In an early study, QSGW calculations were compared to Angle Resolved Photoemission Spectroscopy (ARPES) measurements performed at high temperature. Very good agreement was found, dramatically improvement agreement to ARPES compared to DFT or DFT+U simulations. One of the important findings of that work was that the fundamental bandgap of CrSBr is in excess of 2 eV, which is considerably larger than experimentally determined gaps of order 1.5 eV. In a more recent work an Oxford group managed to surmount challenging charging issues, which made it possible to perform high-resolution ARPES measurements in both the low-temperature AFM and high-temperature PM phases. QSGŴ calculations were benchmarked against ARPES for both phases. For the PM phase we used Special QuasiRandom Structures, combined with a recently developed Brillouin zone unfolding technique within Questaal, to map the electronic structure of supercells to a small primitive cell.
Fig. 1 shows both ARPES and QSGŴ calculations in the PM phase. The agreement between the two is excellent, as seen from the figure. Perhaps the most notable distinction between this phase and the PM one is the splitting at X of two states (labeled X1 and X2) of distinct spin character.
Note also the bandgap is predicted to be 2.09 eV. Experimental determinations of the bandgap is a controversial subject. Tunneling experiments report a gap of ~1.5 eV, while optical absorption and photoacoustic spectroscopy seem to coalesce around a band gap of ~1.2 eV. Both are substantially smaller than QSGŴ predictions.
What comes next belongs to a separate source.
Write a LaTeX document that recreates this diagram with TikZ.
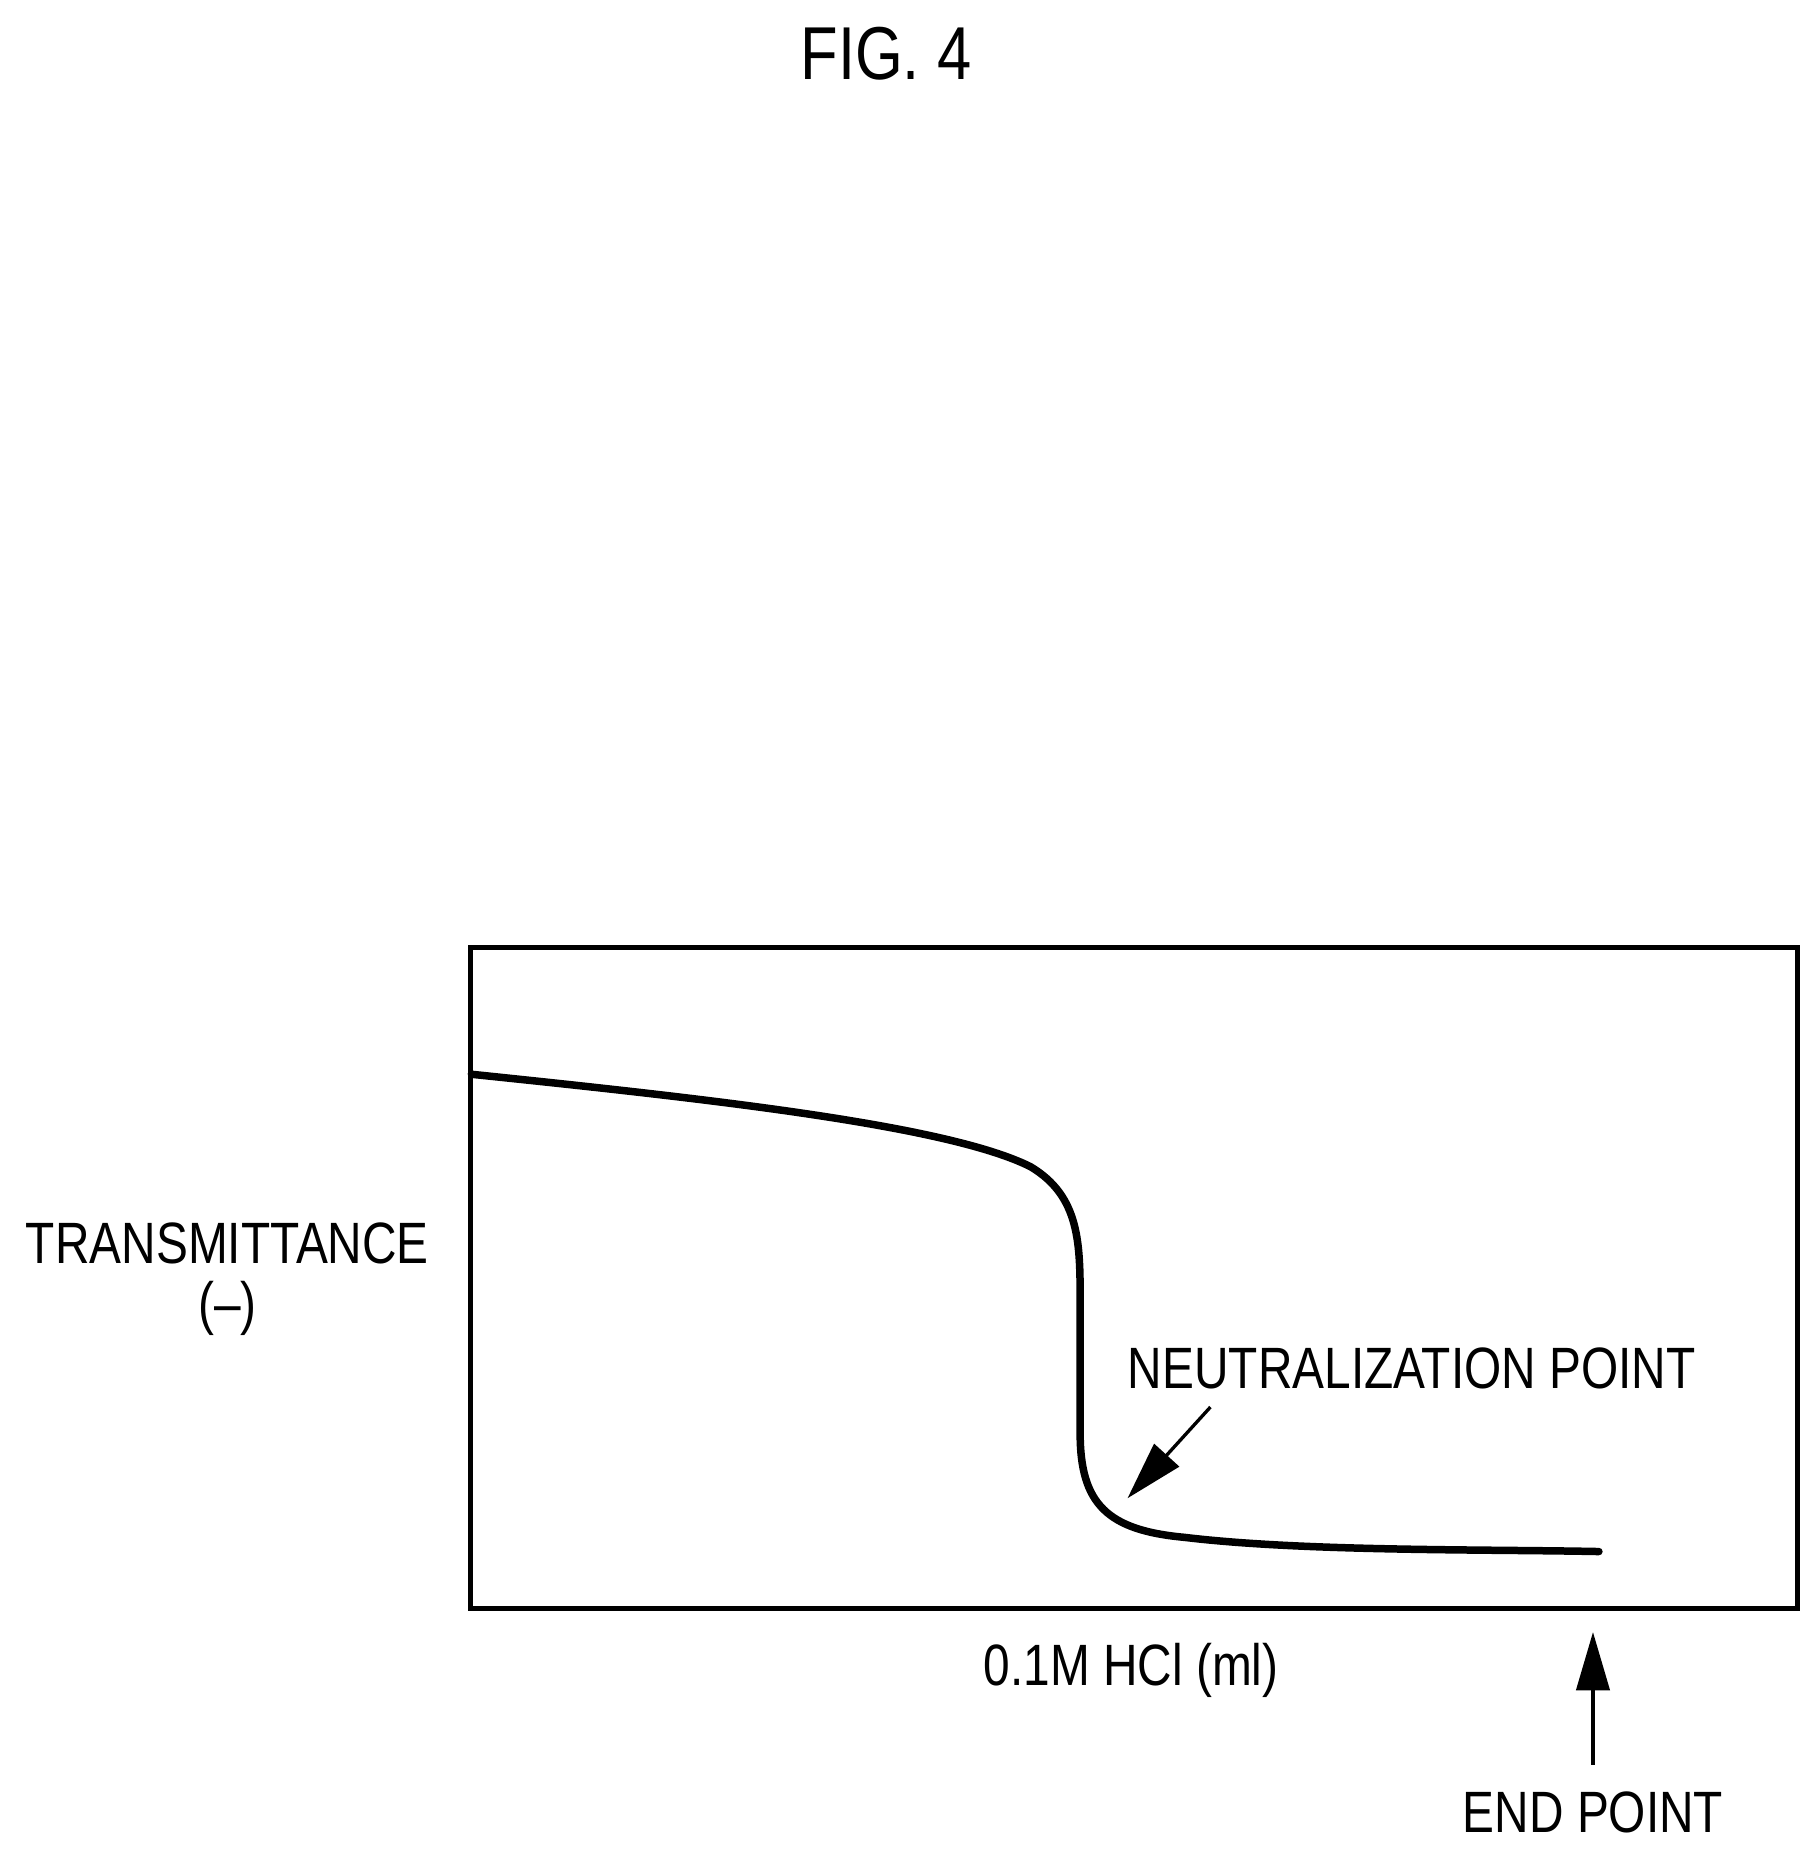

However ARPES measurements at 200 K in this study indicate that the fundamental gap must be at least 0.1 eV larger than 1.8 eV. Calculations and experiments to be described elsewhere show excitonic states with binding energies of 0.6 eV or larger are present, which give an optical response around 1.5 eV. Something similar was found for CrBr3 and CrI3.
Fig. 2 presents ARPES measurements in the AFM and PM states, and shows how the X1 and X2 states merge. A similar result is found in QSGŴ, showing that the coalescence of X1 and X2 comes from spin disorder. Also the AFM and PM bandgaps are similar in QSGŴ.